◆ PROBLEM DESCRIPTION
Transcribe all of the material exactly. Any picture in it should be left out.

◆ SUPPLIED DATA

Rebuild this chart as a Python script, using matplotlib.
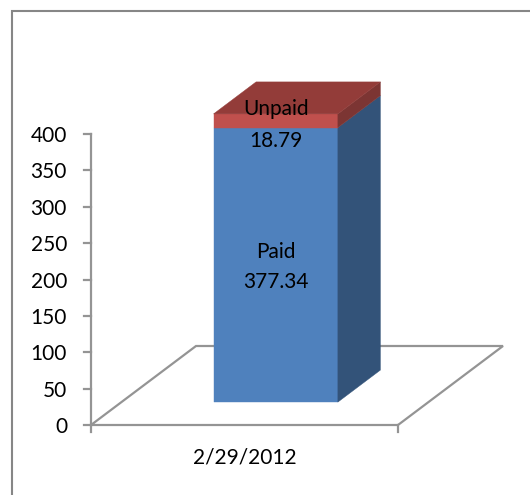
import matplotlib
matplotlib.use("Agg")
import matplotlib.pyplot as plt
from matplotlib.patches import Polygon

plt.rcParams['font.family'] = ['Lato', 'DejaVu Sans']

category = "2/29/2012"
series_names = ["Paid", "Unpaid"]
series_values = [377.34, 18.79]
y_ticks = [0, 50, 100, 150, 200, 250, 300, 350, 400]

W, H = 530, 495
PX_PER_UNIT = 0.7275
CAT_PX = 307
X0, Y0 = 91, 425
DX, DY = 105, 79
GRAY = "#949494"
FRAME = "#868686"
TXT = "#000000"
FS = 15

fig = plt.figure(figsize=(W / 100, H / 100), dpi=100, facecolor="white")
ax = fig.add_axes([0, 0, 1, 1])
ax.set_xlim(-X0 / CAT_PX, (W - X0) / CAT_PX)
ax.set_ylim((Y0 - H) / PX_PER_UNIT, Y0 / PX_PER_UNIT)
ax.axis("off")


def proj(c, v, d):
    """Oblique projection: category position, value, depth fraction."""
    return c + d * DX / CAT_PX, v + d * DY / PX_PER_UNIT


def face(pts, color, z):
    ax.add_patch(Polygon([proj(*p) for p in pts], closed=True, facecolor=color,
                         edgecolor=color, linewidth=0.3, zorder=z))


def line(pts, lw=1.5, color=GRAY, z=1):
    xs, ys = zip(*[proj(*p) for p in pts])
    ax.plot(xs, ys, color=color, lw=lw, zorder=z, solid_capstyle="butt",
            solid_joinstyle="miter")


# floor
line([(0, 0, 0), (1, 0, 0), (1, 0, 1), (0, 0, 1), (0, 0, 0)], lw=1.6)
# category axis ticks
for c in (0, 1):
    ax.plot([c, c], [0, -7 / PX_PER_UNIT], color=GRAY, lw=1.6, zorder=1)
# value axis
ax.plot([0, 0], [0, y_ticks[-1]], color=GRAY, lw=1.6, zorder=1)
tick_len = 7 / CAT_PX
for t in y_ticks:
    ax.plot([-tick_len, 0], [t, t], color=GRAY, lw=1.6, zorder=1)
    ax.text(-24 / CAT_PX, t, str(t), ha="right", va="center_baseline",
            fontsize=FS, color=TXT)

# 3D stacked bar
c0, c1 = 0.30, 0.705
d0, d1 = 0.29, 0.695
colors = [("#4F81BD", "#335379"), ("#C0504D", "#7C3533")]
top_color = "#933C39"
base = 0
for val, (front, side) in zip(series_values, colors):
    top = base + val
    face([(c0, base, d0), (c1, base, d0), (c1, top, d0), (c0, top, d0)], front, 3)
    face([(c1, base, d0), (c1, base, d1), (c1, top, d1), (c1, top, d0)], side, 3)
    base = top
face([(c0, base, d0), (c1, base, d0), (c1, base, d1), (c0, base, d1)], top_color, 4)

# data labels (offsets in pixels from the middle of each segment)
cx, _ = proj((c0 + c1) / 2, 0, d0)
base = 0
for name, val, up, down in zip(series_names, series_values, (15, 14), (15, 18)):
    _, ym = proj(0, base + val / 2, d0)
    ax.text(cx, ym + up / PX_PER_UNIT, name, ha="center", va="center_baseline",
            fontsize=FS, color=TXT, zorder=6)
    ax.text(cx, ym - down / PX_PER_UNIT, f"{val:.2f}", ha="center", va="center_baseline",
            fontsize=FS, color=TXT, zorder=6)
    base += val

# category label
ax.text(0.5, -31 / PX_PER_UNIT, category, ha="center", va="center_baseline",
        fontsize=FS, color=TXT)

# chart frame
bx = [11.5, 11.5, W]
by = [H, 10.5, 10.5]
ax.plot([(x - X0) / CAT_PX for x in bx],
        [(Y0 - y) / PX_PER_UNIT for y in by], color=FRAME, lw=1.5, zorder=1,
        solid_joinstyle="miter")

fig.savefig("out.png", dpi=100, facecolor="white")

◆ RESULT FOR THIS TASK
Rebuild this chart as a Python script, using matplotlib.
import matplotlib
matplotlib.use("Agg")
import matplotlib.pyplot as plt
from matplotlib.patches import Polygon

plt.rcParams['font.family'] = ['Lato', 'DejaVu Sans']

category = "2/29/2012"
series_names = ["Paid", "Unpaid"]
series_values = [377.34, 18.79]
y_ticks = [0, 50, 100, 150, 200, 250, 300, 350, 400]

W, H = 530, 495
PX_PER_UNIT = 0.7275
CAT_PX = 307
X0, Y0 = 91, 425
DX, DY = 105, 79
GRAY = "#949494"
FRAME = "#868686"
TXT = "#000000"
FS = 15

fig = plt.figure(figsize=(W / 100, H / 100), dpi=100, facecolor="white")
ax = fig.add_axes([0, 0, 1, 1])
ax.set_xlim(-X0 / CAT_PX, (W - X0) / CAT_PX)
ax.set_ylim((Y0 - H) / PX_PER_UNIT, Y0 / PX_PER_UNIT)
ax.axis("off")


def proj(c, v, d):
    """Oblique projection: category position, value, depth fraction."""
    return c + d * DX / CAT_PX, v + d * DY / PX_PER_UNIT


def face(pts, color, z):
    ax.add_patch(Polygon([proj(*p) for p in pts], closed=True, facecolor=color,
                         edgecolor=color, linewidth=0.3, zorder=z))


def line(pts, lw=1.5, color=GRAY, z=1):
    xs, ys = zip(*[proj(*p) for p in pts])
    ax.plot(xs, ys, color=color, lw=lw, zorder=z, solid_capstyle="butt",
            solid_joinstyle="miter")


# floor
line([(0, 0, 0), (1, 0, 0), (1, 0, 1), (0, 0, 1), (0, 0, 0)], lw=1.6)
# category axis ticks
for c in (0, 1):
    ax.plot([c, c], [0, -7 / PX_PER_UNIT], color=GRAY, lw=1.6, zorder=1)
# value axis
ax.plot([0, 0], [0, y_ticks[-1]], color=GRAY, lw=1.6, zorder=1)
tick_len = 7 / CAT_PX
for t in y_ticks:
    ax.plot([-tick_len, 0], [t, t], color=GRAY, lw=1.6, zorder=1)
    ax.text(-24 / CAT_PX, t, str(t), ha="right", va="center_baseline",
            fontsize=FS, color=TXT)

# 3D stacked bar
c0, c1 = 0.30, 0.705
d0, d1 = 0.29, 0.695
colors = [("#4F81BD", "#335379"), ("#C0504D", "#7C3533")]
top_color = "#933C39"
base = 0
for val, (front, side) in zip(series_values, colors):
    top = base + val
    face([(c0, base, d0), (c1, base, d0), (c1, top, d0), (c0, top, d0)], front, 3)
    face([(c1, base, d0), (c1, base, d1), (c1, top, d1), (c1, top, d0)], side, 3)
    base = top
face([(c0, base, d0), (c1, base, d0), (c1, base, d1), (c0, base, d1)], top_color, 4)

# data labels (offsets in pixels from the middle of each segment)
cx, _ = proj((c0 + c1) / 2, 0, d0)
base = 0
for name, val, up, down in zip(series_names, series_values, (15, 14), (15, 18)):
    _, ym = proj(0, base + val / 2, d0)
    ax.text(cx, ym + up / PX_PER_UNIT, name, ha="center", va="center_baseline",
            fontsize=FS, color=TXT, zorder=6)
    ax.text(cx, ym - down / PX_PER_UNIT, f"{val:.2f}", ha="center", va="center_baseline",
            fontsize=FS, color=TXT, zorder=6)
    base += val

# category label
ax.text(0.5, -31 / PX_PER_UNIT, category, ha="center", va="center_baseline",
        fontsize=FS, color=TXT)

# chart frame
bx = [11.5, 11.5, W]
by = [H, 10.5, 10.5]
ax.plot([(x - X0) / CAT_PX for x in bx],
        [(Y0 - y) / PX_PER_UNIT for y in by], color=FRAME, lw=1.5, zorder=1,
        solid_joinstyle="miter")

fig.savefig("out.png", dpi=100, facecolor="white")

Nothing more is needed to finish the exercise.